Saudaraku! Jalan untuk melanjutkan kesuksesan ini adalah jangan sampai kita melupakan musuh. Musuh tidak boleh dilupakan. Kita mesti waspada adanya musuh di berbagai persoalan. Yang bisa memanfaatkan kita kapan saja, saat kita lalai. Dan menghantam kita. Ini merupakan cara yang diajarkan oleh Al-Quran kepada kita. Kalian bisa lihat, betapa sering Al-Quran menyebut kata syaitan berulang kali. Padahal, menyebut sekali saja sebenarnya sudah cukup. Namun Al-Quran tetap menyebutnya berulang-ulang. Itu semua untuk mengingatkan manusia agar tidak lupa dengan musuhnya dan musuh bisa saja menghantam mereka. Mereka mesti ingat bahwa hidup adalah medan tantangan dan perjuangan. Inilah jalan untuk mempertahankan kesuksesan. Yaitu: jangan pernah melupakan musuh. Kita juga jangan sampai melupakan Allah sebagai penolong kita. Kita juga jangan pernah melupakan rasa tanggung jawab kita untuk hadir langsung di medan perjuangan. Semuanya itu merupakan faktor yang amat penting dan berpengaruh.
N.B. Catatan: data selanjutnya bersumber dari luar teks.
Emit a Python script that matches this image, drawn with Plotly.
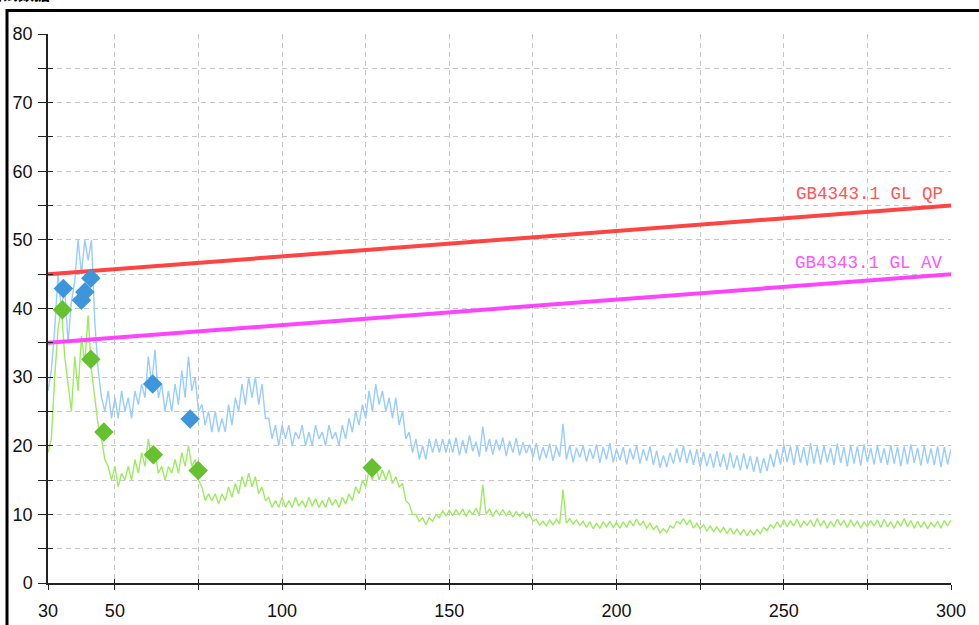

Tak lama lagi, bangsa Iran akan menggelar pemilu. Mengenai pemilu ini, saya punya pesan khusus dan Insya Allah akan saya paparkan dalam waku dekat. Pemilu adalah salah satu persoalan yang penting. Di sinilah bangsa Iran mesti lebih waspada. Mereka mesti tahu bahwa ini merupakan salah satu ujian, salah satu ranah yang efektif, salah satu celah yang bisa dimanfaatkan musuh, jika kita lalai. Tentu saja Allah swt penolong kalian, bangsa yang mulia, pemberani, yang rela berkorban dan setia. Selanjutnya, kita juga berharap Allah swt selalu membantu bangsa Iran di berbagai tahapan perjuangannya. Semoga Allah swt menjadikan hari Idul Ghadir sebagai berkah bagi seluruh bangsa Iran dan memberikan hadiah hari raya-Nya kepada bangsa ini sehingga bisa selangkah lebih dekat pada cita-cita luhur Islam.